Le 5 mai 1915, en vue de l’offensive générale du 9 mai, le régiment quitte le plateau de Lorette pour prendre sa position face à Carency. Le village a été transformé en forteresse par les Allemands. Il est défendu par 4 lignes de tranchées. Afin de préparer le terrain, l’artillerie française pillonne sans discontinuer les positions allemandes. Pas un mètre carré n’est épargné dans cette œuvre de destruction.
Le 9 mai, les troupes françaises s’élancent. Dans le massacre qui suit, les corps tombent, sont piétinés, oubliés. Le corps du sergent Robert Richard ne sera pas retrouvé.
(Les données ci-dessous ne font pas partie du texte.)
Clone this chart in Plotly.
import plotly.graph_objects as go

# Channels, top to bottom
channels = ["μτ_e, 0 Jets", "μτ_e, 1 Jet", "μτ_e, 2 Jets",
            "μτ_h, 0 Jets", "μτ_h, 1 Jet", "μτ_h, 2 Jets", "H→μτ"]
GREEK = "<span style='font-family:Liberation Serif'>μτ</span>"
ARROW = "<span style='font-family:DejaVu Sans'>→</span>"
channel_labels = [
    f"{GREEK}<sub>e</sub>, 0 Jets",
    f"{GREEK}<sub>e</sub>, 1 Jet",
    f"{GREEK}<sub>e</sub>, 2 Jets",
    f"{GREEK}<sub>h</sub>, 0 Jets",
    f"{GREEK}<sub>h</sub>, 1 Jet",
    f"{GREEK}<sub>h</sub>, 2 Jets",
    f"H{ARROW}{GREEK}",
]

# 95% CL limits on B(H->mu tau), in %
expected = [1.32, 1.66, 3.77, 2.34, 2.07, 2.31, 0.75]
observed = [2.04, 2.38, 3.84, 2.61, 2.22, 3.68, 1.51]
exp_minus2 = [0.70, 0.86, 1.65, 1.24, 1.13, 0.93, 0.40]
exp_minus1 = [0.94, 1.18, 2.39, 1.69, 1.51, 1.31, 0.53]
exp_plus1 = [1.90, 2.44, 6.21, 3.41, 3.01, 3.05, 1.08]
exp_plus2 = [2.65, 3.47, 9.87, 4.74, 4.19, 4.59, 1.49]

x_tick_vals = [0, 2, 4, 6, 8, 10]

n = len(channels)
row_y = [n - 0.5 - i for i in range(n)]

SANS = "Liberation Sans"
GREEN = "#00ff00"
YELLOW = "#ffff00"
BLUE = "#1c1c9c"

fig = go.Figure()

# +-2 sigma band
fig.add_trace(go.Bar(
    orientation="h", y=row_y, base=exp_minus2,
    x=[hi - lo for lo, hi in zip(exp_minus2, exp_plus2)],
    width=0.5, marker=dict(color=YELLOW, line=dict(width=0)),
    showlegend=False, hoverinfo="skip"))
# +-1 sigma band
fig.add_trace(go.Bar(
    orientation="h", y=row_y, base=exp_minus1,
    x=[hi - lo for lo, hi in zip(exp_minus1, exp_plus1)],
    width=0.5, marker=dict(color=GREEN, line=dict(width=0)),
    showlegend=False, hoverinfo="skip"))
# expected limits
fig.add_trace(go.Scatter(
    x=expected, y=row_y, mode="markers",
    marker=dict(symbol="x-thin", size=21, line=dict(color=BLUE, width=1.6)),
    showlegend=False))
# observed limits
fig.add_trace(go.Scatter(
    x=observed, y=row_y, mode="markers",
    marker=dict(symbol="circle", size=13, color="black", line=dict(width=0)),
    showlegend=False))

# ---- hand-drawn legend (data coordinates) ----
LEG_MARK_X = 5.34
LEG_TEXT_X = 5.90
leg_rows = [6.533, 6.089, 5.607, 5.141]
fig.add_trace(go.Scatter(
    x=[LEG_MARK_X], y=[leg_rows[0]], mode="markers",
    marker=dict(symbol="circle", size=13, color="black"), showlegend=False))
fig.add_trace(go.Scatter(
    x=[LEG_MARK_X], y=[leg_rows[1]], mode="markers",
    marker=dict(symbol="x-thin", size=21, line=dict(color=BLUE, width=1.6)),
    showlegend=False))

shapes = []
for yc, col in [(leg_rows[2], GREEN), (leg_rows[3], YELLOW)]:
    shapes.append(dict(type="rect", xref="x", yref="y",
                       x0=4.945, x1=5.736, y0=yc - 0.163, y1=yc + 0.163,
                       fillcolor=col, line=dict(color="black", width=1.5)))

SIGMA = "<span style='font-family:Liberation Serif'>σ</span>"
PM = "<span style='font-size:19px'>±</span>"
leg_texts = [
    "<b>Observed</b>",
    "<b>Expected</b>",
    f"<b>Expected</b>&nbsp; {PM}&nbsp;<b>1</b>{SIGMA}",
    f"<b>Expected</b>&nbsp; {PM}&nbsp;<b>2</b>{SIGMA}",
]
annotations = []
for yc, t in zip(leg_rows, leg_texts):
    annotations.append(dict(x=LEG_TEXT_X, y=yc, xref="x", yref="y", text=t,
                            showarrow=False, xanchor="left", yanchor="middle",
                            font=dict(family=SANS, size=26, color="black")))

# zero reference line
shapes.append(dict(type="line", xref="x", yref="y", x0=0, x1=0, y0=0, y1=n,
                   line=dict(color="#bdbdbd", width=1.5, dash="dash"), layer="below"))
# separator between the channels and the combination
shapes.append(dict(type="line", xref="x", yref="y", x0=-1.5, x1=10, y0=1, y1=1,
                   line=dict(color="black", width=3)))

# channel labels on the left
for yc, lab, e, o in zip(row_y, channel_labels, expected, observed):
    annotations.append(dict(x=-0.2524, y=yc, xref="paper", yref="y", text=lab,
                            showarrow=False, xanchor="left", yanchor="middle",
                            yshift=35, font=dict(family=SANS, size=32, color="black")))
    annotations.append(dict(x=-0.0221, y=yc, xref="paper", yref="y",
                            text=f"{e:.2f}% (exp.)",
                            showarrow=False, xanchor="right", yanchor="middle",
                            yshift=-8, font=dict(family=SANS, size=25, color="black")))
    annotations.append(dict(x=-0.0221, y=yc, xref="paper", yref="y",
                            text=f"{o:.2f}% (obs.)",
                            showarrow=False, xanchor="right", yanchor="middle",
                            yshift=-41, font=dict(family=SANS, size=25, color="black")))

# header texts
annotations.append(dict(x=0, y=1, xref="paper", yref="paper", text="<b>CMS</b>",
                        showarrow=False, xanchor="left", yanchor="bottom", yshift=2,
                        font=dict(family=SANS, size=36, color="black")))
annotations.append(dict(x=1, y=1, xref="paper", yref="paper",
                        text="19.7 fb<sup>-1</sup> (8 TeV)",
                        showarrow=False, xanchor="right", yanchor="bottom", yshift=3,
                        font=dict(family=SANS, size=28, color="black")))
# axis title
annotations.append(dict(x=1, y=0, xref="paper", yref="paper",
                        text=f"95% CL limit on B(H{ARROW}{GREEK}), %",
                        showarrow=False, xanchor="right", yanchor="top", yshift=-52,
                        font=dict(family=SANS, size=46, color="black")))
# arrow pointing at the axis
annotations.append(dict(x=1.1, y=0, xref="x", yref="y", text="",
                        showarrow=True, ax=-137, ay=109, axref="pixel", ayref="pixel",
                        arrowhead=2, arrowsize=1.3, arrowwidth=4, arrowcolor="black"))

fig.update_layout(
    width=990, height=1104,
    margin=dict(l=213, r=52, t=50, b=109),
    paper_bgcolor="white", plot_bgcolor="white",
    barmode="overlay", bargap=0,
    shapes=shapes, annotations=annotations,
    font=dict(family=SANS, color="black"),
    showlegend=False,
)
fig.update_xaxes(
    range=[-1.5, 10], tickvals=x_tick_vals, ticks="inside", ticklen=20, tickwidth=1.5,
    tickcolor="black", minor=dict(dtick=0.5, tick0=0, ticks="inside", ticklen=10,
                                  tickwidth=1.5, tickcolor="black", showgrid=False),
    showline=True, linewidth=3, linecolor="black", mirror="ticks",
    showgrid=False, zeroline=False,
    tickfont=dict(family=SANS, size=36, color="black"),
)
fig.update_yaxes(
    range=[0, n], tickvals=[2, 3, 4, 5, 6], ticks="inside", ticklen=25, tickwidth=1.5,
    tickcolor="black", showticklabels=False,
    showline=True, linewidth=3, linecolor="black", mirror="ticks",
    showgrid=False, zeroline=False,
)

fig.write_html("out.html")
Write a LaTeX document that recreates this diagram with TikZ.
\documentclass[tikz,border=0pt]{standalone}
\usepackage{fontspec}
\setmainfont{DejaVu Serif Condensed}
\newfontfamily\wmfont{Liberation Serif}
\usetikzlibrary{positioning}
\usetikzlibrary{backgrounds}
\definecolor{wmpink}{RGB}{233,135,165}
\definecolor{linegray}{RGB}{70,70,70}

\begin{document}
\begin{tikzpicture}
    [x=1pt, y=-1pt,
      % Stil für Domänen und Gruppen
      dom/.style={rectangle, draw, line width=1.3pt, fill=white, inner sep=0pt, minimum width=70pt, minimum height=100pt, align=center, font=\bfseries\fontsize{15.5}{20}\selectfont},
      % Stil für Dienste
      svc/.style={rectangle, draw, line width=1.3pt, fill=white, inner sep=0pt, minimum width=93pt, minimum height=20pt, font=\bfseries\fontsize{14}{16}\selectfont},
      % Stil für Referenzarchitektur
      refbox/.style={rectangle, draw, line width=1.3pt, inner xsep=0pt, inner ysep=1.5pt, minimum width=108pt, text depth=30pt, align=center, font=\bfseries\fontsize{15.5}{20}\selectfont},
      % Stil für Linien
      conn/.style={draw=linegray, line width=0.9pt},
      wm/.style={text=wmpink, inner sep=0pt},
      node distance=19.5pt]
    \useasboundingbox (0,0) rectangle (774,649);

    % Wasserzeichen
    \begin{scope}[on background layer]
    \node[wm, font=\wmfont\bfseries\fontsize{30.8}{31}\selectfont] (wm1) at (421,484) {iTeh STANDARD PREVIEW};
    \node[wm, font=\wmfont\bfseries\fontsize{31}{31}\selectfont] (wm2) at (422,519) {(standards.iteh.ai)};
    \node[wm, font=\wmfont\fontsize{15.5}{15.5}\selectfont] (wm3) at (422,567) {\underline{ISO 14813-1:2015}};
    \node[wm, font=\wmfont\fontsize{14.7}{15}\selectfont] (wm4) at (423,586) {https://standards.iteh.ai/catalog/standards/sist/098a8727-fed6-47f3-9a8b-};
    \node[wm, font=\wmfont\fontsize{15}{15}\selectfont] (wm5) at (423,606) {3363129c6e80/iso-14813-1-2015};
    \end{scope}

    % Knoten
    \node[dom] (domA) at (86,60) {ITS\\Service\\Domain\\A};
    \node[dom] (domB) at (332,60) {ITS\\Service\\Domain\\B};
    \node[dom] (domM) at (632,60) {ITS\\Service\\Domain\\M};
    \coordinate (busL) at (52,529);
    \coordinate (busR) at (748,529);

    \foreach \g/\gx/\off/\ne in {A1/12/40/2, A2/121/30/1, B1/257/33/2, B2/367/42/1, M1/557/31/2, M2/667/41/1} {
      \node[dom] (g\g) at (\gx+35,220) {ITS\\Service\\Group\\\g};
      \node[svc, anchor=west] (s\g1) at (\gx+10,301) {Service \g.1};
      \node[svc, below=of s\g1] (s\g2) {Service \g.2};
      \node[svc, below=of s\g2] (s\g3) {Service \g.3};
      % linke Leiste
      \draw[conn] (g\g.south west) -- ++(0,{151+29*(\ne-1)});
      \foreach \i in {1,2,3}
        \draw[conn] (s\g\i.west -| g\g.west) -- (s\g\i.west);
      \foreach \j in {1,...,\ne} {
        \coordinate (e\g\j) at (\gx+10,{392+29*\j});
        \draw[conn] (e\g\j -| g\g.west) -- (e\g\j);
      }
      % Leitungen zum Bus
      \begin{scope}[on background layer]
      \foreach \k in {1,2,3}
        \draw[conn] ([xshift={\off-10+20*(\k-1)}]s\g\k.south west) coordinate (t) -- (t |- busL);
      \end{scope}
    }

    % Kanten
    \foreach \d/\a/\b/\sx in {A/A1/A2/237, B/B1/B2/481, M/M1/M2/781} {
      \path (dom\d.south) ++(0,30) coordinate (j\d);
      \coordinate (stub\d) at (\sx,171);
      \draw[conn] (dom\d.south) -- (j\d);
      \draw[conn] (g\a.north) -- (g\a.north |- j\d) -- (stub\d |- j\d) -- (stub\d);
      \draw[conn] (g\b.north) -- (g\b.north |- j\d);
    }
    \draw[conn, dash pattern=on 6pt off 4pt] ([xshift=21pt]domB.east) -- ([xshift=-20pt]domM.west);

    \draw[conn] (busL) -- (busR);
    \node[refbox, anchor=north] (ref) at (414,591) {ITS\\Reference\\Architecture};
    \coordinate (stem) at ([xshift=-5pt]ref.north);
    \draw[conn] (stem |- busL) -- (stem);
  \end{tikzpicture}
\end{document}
Le 28 mars 1928, la mère de Robert, du 1, rue bleue, une petite impasse sombre et très modeste, répond au Bâtonnier qui lui demande des renseignements sur son fils : « Je crois devoir vous dire que mon malheureux enfant est resté sur le champ de bataille, d’une petite blessure au menton, de 10h du matin à 9h du soir. Je tiens ces renseignements de celui qui était auprès de lui et qui ayant perdu la tête, l’a laissé à 9h du soir, sans s’assurer s’il était vivant ou non. N’ayant rien su depuis, je doute encore ; dans cette incertitude, mon cœur se dérobe, refuse à remplir la feuille que vous m’envoyez, car mon cœur de mère espère, veut espérer envers et contre tout. »
Michèle Brault
Citation et décoration :
- Pas de citation ni décoration identifiées à ce jour
- Lettre de sa mère au Bâtonnier (28 mars 1928)
- Courrier adressé à Robert Richard, retourné à l'Ordre des Avocats ; non ouvert.
- Mémoire des hommes : Robert, Jean Richard
- Tableaudhonneur.free : Historique du 360e RI
- Archives de Paris, D4R1 1543, fiche matricule n°487, classe 1909, Paris, 6e bureau.
Charles Rosset est né 6 rue Mogador, le 24 octobre 1872, chez ses parents, Paul et Caroline. Paul Rosset est associé d’agent de change et Caroline, née Ricketts, est sans profession. Les parents de Caroline, Carlo Ricketts et Elisa West, sont rentiers. Son père est-il apparenté à Joseph Rosset, lui aussi agent de change ? En tous cas, Charles Rosset est à l’abri du besoin.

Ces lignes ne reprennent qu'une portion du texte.